■ Supplied records ■
*****
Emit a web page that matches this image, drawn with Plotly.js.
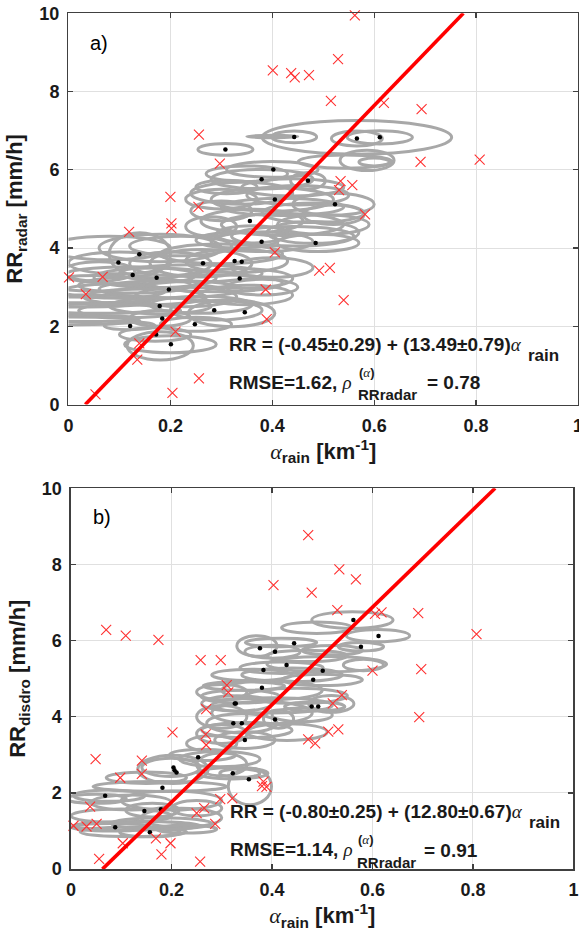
*****
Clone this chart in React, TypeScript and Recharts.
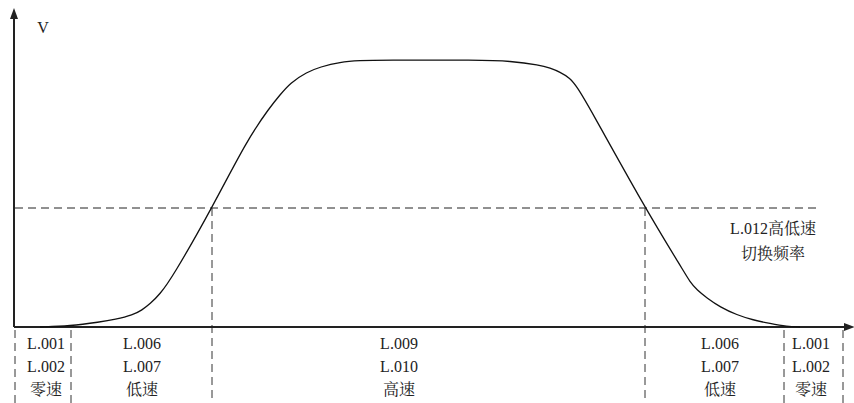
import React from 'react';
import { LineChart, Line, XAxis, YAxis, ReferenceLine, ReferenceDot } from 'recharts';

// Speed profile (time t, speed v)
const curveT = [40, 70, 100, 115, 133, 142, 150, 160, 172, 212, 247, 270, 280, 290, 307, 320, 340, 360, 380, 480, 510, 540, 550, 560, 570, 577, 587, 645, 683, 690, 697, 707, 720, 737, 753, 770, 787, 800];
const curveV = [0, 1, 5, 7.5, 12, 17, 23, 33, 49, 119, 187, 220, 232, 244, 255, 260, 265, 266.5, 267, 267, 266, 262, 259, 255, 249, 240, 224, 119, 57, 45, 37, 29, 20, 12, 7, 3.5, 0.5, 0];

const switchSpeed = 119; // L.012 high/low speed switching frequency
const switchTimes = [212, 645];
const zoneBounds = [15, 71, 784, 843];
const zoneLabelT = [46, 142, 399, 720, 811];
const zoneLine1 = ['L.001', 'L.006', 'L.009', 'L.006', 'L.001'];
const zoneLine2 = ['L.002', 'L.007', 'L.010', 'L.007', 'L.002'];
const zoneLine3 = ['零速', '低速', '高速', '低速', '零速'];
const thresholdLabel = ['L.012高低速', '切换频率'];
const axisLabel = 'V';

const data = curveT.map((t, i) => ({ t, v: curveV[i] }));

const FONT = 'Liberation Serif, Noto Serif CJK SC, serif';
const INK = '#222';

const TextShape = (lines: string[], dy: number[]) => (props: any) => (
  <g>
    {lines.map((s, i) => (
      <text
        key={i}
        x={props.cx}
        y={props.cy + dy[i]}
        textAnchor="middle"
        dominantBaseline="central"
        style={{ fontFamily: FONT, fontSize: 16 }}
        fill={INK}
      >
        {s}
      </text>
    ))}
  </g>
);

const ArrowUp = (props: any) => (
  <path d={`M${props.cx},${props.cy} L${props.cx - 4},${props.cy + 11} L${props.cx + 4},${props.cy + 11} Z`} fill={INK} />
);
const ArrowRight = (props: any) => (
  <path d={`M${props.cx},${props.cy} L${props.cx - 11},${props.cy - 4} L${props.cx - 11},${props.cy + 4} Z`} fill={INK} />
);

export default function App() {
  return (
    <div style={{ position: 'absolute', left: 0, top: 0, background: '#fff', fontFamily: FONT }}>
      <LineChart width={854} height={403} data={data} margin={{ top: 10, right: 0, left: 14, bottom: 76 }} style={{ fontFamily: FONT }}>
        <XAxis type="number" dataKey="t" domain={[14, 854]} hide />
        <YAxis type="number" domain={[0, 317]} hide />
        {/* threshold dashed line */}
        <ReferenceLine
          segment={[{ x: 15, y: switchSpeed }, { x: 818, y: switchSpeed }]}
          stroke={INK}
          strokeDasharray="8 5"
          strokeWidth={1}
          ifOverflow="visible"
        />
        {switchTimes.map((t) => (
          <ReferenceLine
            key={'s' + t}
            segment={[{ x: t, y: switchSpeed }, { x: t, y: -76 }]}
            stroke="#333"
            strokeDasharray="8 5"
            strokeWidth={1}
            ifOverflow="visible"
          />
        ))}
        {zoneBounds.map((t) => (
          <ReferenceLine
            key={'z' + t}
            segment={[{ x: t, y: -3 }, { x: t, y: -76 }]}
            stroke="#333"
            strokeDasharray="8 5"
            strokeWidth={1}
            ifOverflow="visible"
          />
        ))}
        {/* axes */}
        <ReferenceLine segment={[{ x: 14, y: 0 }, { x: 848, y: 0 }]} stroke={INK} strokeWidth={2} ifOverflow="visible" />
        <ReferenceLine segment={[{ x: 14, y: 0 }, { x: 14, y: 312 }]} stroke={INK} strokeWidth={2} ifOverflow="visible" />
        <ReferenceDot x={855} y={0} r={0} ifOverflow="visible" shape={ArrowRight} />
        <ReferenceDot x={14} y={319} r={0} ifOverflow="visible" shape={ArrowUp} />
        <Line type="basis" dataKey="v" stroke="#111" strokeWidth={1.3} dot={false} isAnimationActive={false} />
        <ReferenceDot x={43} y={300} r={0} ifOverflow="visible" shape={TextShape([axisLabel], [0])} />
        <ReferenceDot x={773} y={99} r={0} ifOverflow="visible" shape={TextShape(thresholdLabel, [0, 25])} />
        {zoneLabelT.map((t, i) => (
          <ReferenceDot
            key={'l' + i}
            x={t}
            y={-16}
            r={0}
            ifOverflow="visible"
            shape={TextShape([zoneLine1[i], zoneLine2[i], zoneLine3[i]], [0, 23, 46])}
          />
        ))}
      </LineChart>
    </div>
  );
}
*****
■ What the task requires ■
Go back to the listing above and reproduce, exactly, the stretch from the line bearing "Clone this chart" through the line bearing "3.5, 0.5, 0];", without its pictures.

■ Exercise answer ■
Clone this chart in React, TypeScript and Recharts.
import React from 'react';
import { LineChart, Line, XAxis, YAxis, ReferenceLine, ReferenceDot } from 'recharts';

// Speed profile (time t, speed v)
const curveT = [40, 70, 100, 115, 133, 142, 150, 160, 172, 212, 247, 270, 280, 290, 307, 320, 340, 360, 380, 480, 510, 540, 550, 560, 570, 577, 587, 645, 683, 690, 697, 707, 720, 737, 753, 770, 787, 800];
const curveV = [0, 1, 5, 7.5, 12, 17, 23, 33, 49, 119, 187, 220, 232, 244, 255, 260, 265, 266.5, 267, 267, 266, 262, 259, 255, 249, 240, 224, 119, 57, 45, 37, 29, 20, 12, 7, 3.5, 0.5, 0];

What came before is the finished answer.